When to use numerals vs words
The eternal dilemma: whether to spell out a number in full, or use a numeral.
You have probably been told to write out numbers under fifty. Or twenty. Or one hundred. It varies depending on who you ask. So James has “five dogs” but “2138 stamps”.
This rule is mostly fine. Until you start working with technical content.
In my experience as an accredited editor working across technical writing services and educational material, this is where things start to fall apart.
Why traditional rules fail in technical writing
Technical documents tend to be full of numbers. If you follow the usual rules, you can end up with something like this:
Example (before editing):
There should be five twenty-metre trusses, and five 60-metre trusses. Erecting the five twenty-metre trusses should take approximately 50 minutes (ten minutes per truss) but if you have at least ten people available, this could drop from 50 minutes to only twenty.
The problem is not that anything here is wrong. It is that there are numbers everywhere.
After a while, it becomes difficult to tell which numbers relate to each other.
When reading, your brain tends to group numerals together and written-out numbers together.
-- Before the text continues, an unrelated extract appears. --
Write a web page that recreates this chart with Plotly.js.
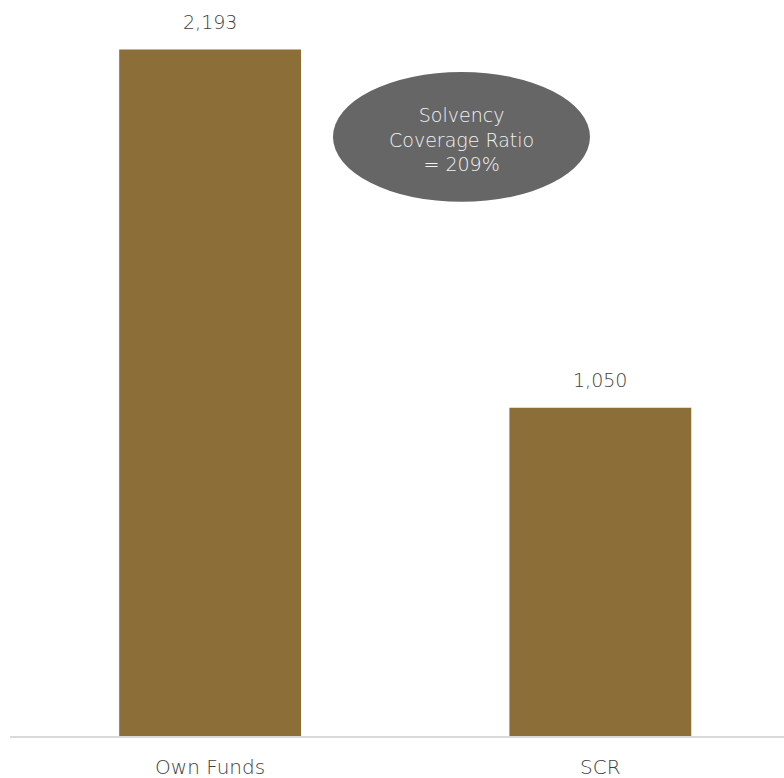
<!DOCTYPE html>
<html>
<head>
<meta charset="utf-8">
<script src="https://cdn.plot.ly/plotly-3.0.1.min.js"></script>
<style>html,body{margin:0;padding:0;background:#fff;}#chart{width:784px;height:778px;}</style>
</head>
<body>
<div id="chart"></div>
<script>
const categories = ["Own Funds", "SCR"];
const values = [2193, 1050];
const valueLabels = ["2,193", "1,050"];
const ratioText = "Solvency<br>Coverage Ratio<br>= 209%";

const font = "'DejaVu Sans', sans-serif";

const trace = {
  type: "bar",
  x: categories,
  y: values,
  width: 0.466,
  marker: {color: "#8C6F38", line: {width: 0}},
  hoverinfo: "skip"
};

const labelAnns = categories.map((c, i) => ({
  x: c, y: values[i], xref: "x", yref: "y",
  text: valueLabels[i], showarrow: false,
  xanchor: "center", yanchor: "bottom", yshift: 15,
  font: {family: font, size: 19, weight: 200, color: "#404040"}
}));

const layout = {
  width: 784, height: 778,
  margin: {l: 15, r: 0, t: 0, b: 40.5},
  paper_bgcolor: "#fff", plot_bgcolor: "#fff",
  showlegend: false,
  xaxis: {
    type: "category", range: [-0.5, 1.4707],
    showgrid: false, zeroline: false, showline: false,
    ticks: "outside", ticklen: 12, tickcolor: "rgba(0,0,0,0)",
    tickfont: {family: font, size: 20, weight: 200, color: "#404040"}
  },
  yaxis: {
    range: [0, 2351], visible: false, showgrid: false, zeroline: false
  },
  shapes: [
    {type: "line", xref: "paper", yref: "paper", x0: -0.0065, x1: 1, y0: 0, y1: 0,
     line: {color: "#d9d9d9", width: 2}},
    {type: "circle", xref: "paper", yref: "paper", x0: 0.4135, x1: 0.7477, y0: 0.7261, y1: 0.9024,
     fillcolor: "#666666", line: {width: 0}}
  ],
  annotations: labelAnns.concat([{
    xref: "paper", yref: "paper", x: 0.5806, y: 0.811,
    xanchor: "center", yanchor: "middle",
    text: ratioText, showarrow: false, align: "center",
    font: {family: font, size: 19, weight: 200, color: "#f2f2f2"}
  }])
};

Plotly.newPlot("chart", [trace], layout, {displayModeBar: false, staticPlot: true});
</script>
</body>
</html>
Even if they have nothing to do with each other. That makes technical content harder to follow than it needs to be.
This is exactly the kind of clarity issue picked up by professional editing services, particularly in technical and instructional documents.
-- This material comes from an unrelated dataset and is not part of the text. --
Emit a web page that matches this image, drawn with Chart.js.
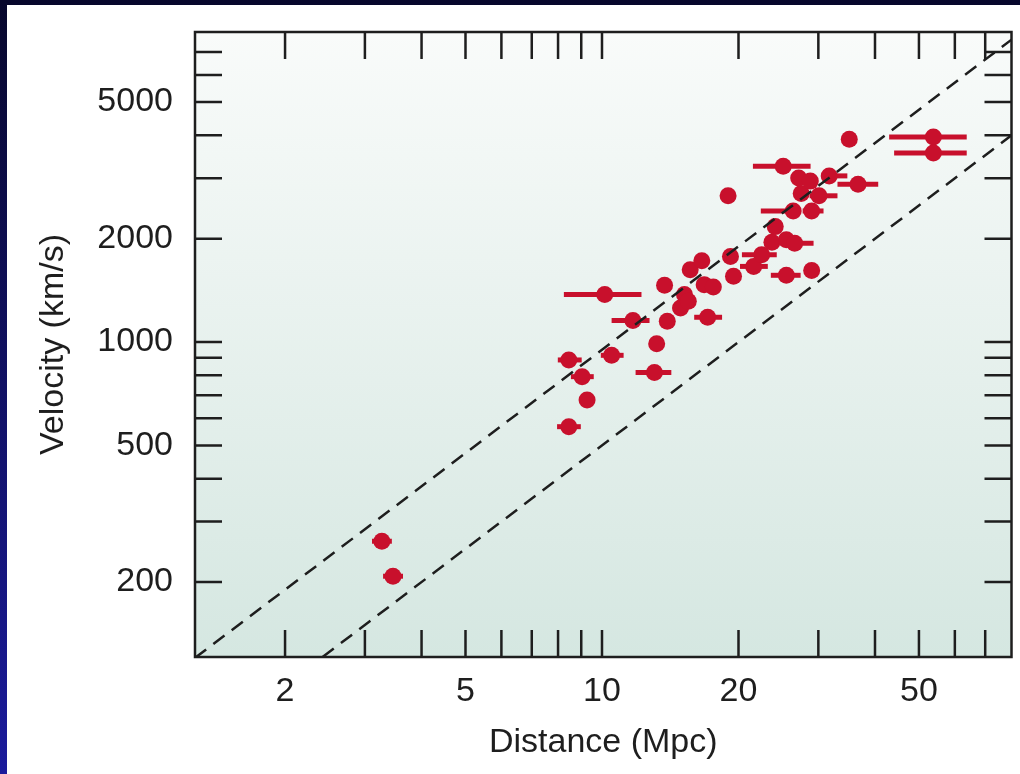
<!DOCTYPE html>
<html>
<head>
<meta charset="utf-8">
<script src="https://cdn.jsdelivr.net/npm/chart.js@4.4.1/dist/chart.umd.min.js"></script>
<style>
  html, body { margin: 0; padding: 0; }
  body {
    width: 1020px; height: 774px; overflow: hidden; position: relative;
    background: linear-gradient(#07072c, #1b1b9c);
  }
  #panel { position: absolute; left: 7px; top: 5px; width: 1013px; height: 769px; background: #fff; }
  canvas { display: block; }
</style>
</head>
<body>
<div id="panel"><canvas id="hubble" width="1013" height="769"></canvas></div>
<script>
// galaxy distances (Mpc) and recession velocities (km/s)
const distance = [3.27, 3.46, 8.45, 9.27, 9.04, 8.45, 10.5, 13.05, 13.2, 13.93,
                  11.7, 10.14, 13.74, 14.9, 15.2, 15.5, 16.8, 17.6, 17.1, 15.65,
                  16.6, 18.97, 19.2, 19.5, 21.6, 22.5, 23.7, 25.5, 26.6, 24.1,
                  25.5, 29.0, 26.4, 29.0, 27.5, 30.1, 27.15, 28.8, 31.7, 36.7,
                  25.1, 35.1, 53.8, 53.8];
const velocity = [263, 208, 567, 678, 793, 887, 915, 815, 989, 1150,
                  1156, 1375, 1463, 1257, 1375, 1315, 1470, 1446, 1181, 1624,
                  1725, 2667, 1775, 1554, 1661, 1796, 1953, 1985, 1940, 2169,
                  1565, 1617, 2409, 2409, 2709, 2667, 3007, 2943, 3048, 2884,
                  3251, 3894, 3955, 3554];
// horizontal error bar ends (null = no bar)
const distLow = [3.11, 3.29, 7.96, null, 8.54, 7.99, 9.94, 11.86, null, null,
                 10.5, 8.24, null, null, null, null, null, null, 15.97, null,
                 null, null, null, null, 20.15, 20.35, null, null, 25.16, null,
                 23.57, null, 22.4, 27.7, null, 28.7, null, null, 30.64, 33.06,
                 21.52, null, 42.98, 44.08];
const distHigh = [3.44, 3.64, 8.98, null, 9.59, 9.02, 11.16, 14.22, null, null,
                  12.73, 12.22, null, null, null, null, null, null, 18.4, null,
                  null, null, null, null, 23.21, 24.29, null, null, 29.28, null,
                  27.42, null, 27.42, 30.8, null, 33.06, null, null, 34.76, 40.66,
                  28.84, null, 63.73, 63.73];

const X_MIN = 1.266, X_MAX = 80;
const Y_MIN = 121, Y_MAX = 8000;
const xLabels = [2, 5, 10, 20, 50];
const yLabels = [200, 500, 1000, 2000, 5000];
const xMinor = [2, 3, 4, 5, 6, 7, 8, 9, 10, 20, 30, 40, 50, 60, 70];
const yMinor = [200, 300, 400, 500, 600, 700, 800, 900, 1000, 2000, 3000, 4000, 5000, 6000, 7000];
// dashed reference lines V = H * d
const hubbleUpper = 95;
const hubbleLower = 50;

const RED = '#c8102c';
const INK = '#1e1e1e';
const FONT = "'Liberation Sans', Arial, Helvetica, sans-serif";

const points = distance.map((d, i) => ({ x: d, y: velocity[i], lo: distLow[i], hi: distHigh[i] }));
const upperLine = [{ x: X_MIN, y: hubbleUpper * X_MIN }, { x: X_MAX, y: hubbleUpper * X_MAX }];
const lowerLine = [{ x: Y_MIN / hubbleLower, y: Y_MIN }, { x: X_MAX, y: hubbleLower * X_MAX }];

const panelBg = {
  id: 'panelBg',
  beforeDraw(chart) {
    const { ctx, chartArea: a } = chart;
    const g = ctx.createLinearGradient(0, a.top, 0, a.bottom);
    g.addColorStop(0, '#f9fbfa');
    g.addColorStop(1, '#d5e7e1');
    ctx.save();
    ctx.fillStyle = g;
    ctx.fillRect(a.left, a.top, a.right - a.left, a.bottom - a.top);
    ctx.restore();
  }
};

const errorBars = {
  id: 'errorBars',
  beforeDatasetDraw(chart, args) {
    if (args.index !== 2) return;
    const { ctx, scales: { x, y } } = chart;
    ctx.save();
    ctx.strokeStyle = RED;
    ctx.lineWidth = 5;
    points.forEach(p => {
      if (p.lo == null) return;
      const py = y.getPixelForValue(p.y);
      ctx.beginPath();
      ctx.moveTo(x.getPixelForValue(p.lo), py);
      ctx.lineTo(x.getPixelForValue(p.hi), py);
      ctx.stroke();
    });
    ctx.restore();
  }
};

const frameTicks = {
  id: 'frameTicks',
  afterDatasetsDraw(chart) {
    const { ctx, chartArea: a, scales: { x, y } } = chart;
    const len = 27;
    ctx.save();
    ctx.strokeStyle = INK;
    ctx.lineWidth = 2.5;
    ctx.beginPath();
    xMinor.forEach(v => {
      const px = x.getPixelForValue(v);
      ctx.moveTo(px, a.bottom); ctx.lineTo(px, a.bottom - len);
      ctx.moveTo(px, a.top); ctx.lineTo(px, a.top + len);
    });
    yMinor.forEach(v => {
      const py = y.getPixelForValue(v);
      ctx.moveTo(a.left, py); ctx.lineTo(a.left + len, py);
      ctx.moveTo(a.right, py); ctx.lineTo(a.right - len, py);
    });
    ctx.stroke();
    ctx.strokeRect(a.left, a.top, a.right - a.left, a.bottom - a.top);
    ctx.restore();
  }
};

new Chart(document.getElementById('hubble'), {
  type: 'scatter',
  data: {
    datasets: [
      { data: upperLine, showLine: true, borderColor: INK, borderWidth: 2.5, borderDash: [14, 9], pointRadius: 0 },
      { data: lowerLine, showLine: true, borderColor: INK, borderWidth: 2.5, borderDash: [14, 9], pointRadius: 0 },
      { data: points, backgroundColor: RED, borderWidth: 0, pointRadius: 8.5, pointHoverRadius: 8.5 }
    ]
  },
  options: {
    responsive: false,
    animation: false,
    events: [],
    layout: { padding: { top: 27, right: 5, left: 0, bottom: 0 } },
    plugins: { legend: { display: false }, tooltip: { enabled: false } },
    scales: {
      x: {
        type: 'logarithmic', position: 'bottom', min: X_MIN, max: X_MAX,
        afterFit: s => { s.height = 117; s.paddingLeft = 0; s.paddingRight = 0; },
        afterBuildTicks: s => { s.ticks = xLabels.map(v => ({ value: v })); },
        grid: { display: false, drawTicks: false },
        border: { display: false },
        ticks: {
          autoSkip: false, maxRotation: 0, padding: 14, color: INK,
          font: { family: FONT, size: 34 },
          callback: v => String(v)
        },
        title: {
          display: true, text: 'Distance (Mpc)', color: INK,
          font: { family: FONT, size: 34 }, padding: { top: 0, bottom: 11 }
        }
      },
      y: {
        type: 'logarithmic', position: 'left', min: Y_MIN, max: Y_MAX,
        afterFit: s => { s.width = 188; s.paddingTop = 0; s.paddingBottom = 0; },
        afterBuildTicks: s => { s.ticks = yLabels.map(v => ({ value: v })); },
        grid: { display: false, drawTicks: false },
        border: { display: false },
        ticks: {
          autoSkip: false, padding: 22, color: INK,
          font: { family: FONT, size: 34 },
          callback: v => String(v)
        },
        title: {
          display: true, text: 'Velocity (km/s)', color: INK,
          font: { family: FONT, size: 34 }, padding: { top: 26, bottom: 0 }
        }
      }
    }
  },
  plugins: [panelBg, errorBars, frameTicks]
});
</script>
</body>
</html>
A simple rule for clearer technical documents
As a rule, use numerals for all dimensions, whether they are large or small.
For other numbers, you can still write them out in full, as long as things do not get unwieldy.
This small shift makes relationships between numbers much clearer.
The same example, improved
Example (after editing):
There should be five 20-metre trusses, and five 60-metre trusses. Erecting the five 20-metre trusses should take approximately 50 minutes (10 minutes per truss) but if you have at least ten people available, this could drop from 50 minutes to only 20.
Nothing has changed in meaning.
But it is now much easier to see which numbers belong together.
Why this matters
Good technical writing is not just about accuracy. It is about making information easy to use.
This is where both technical writing services and content design services come into play. The goal is not just to follow rules, but to present information in a way that makes sense to the reader.
If you are unsure whether your document is clear, this is exactly the kind of issue a professional editor in Melbourne can identify quickly.
Final thoughts
If your document is full of numbers, consistency matters more than tradition.
Make related numbers look related. Your reader will thank you for it.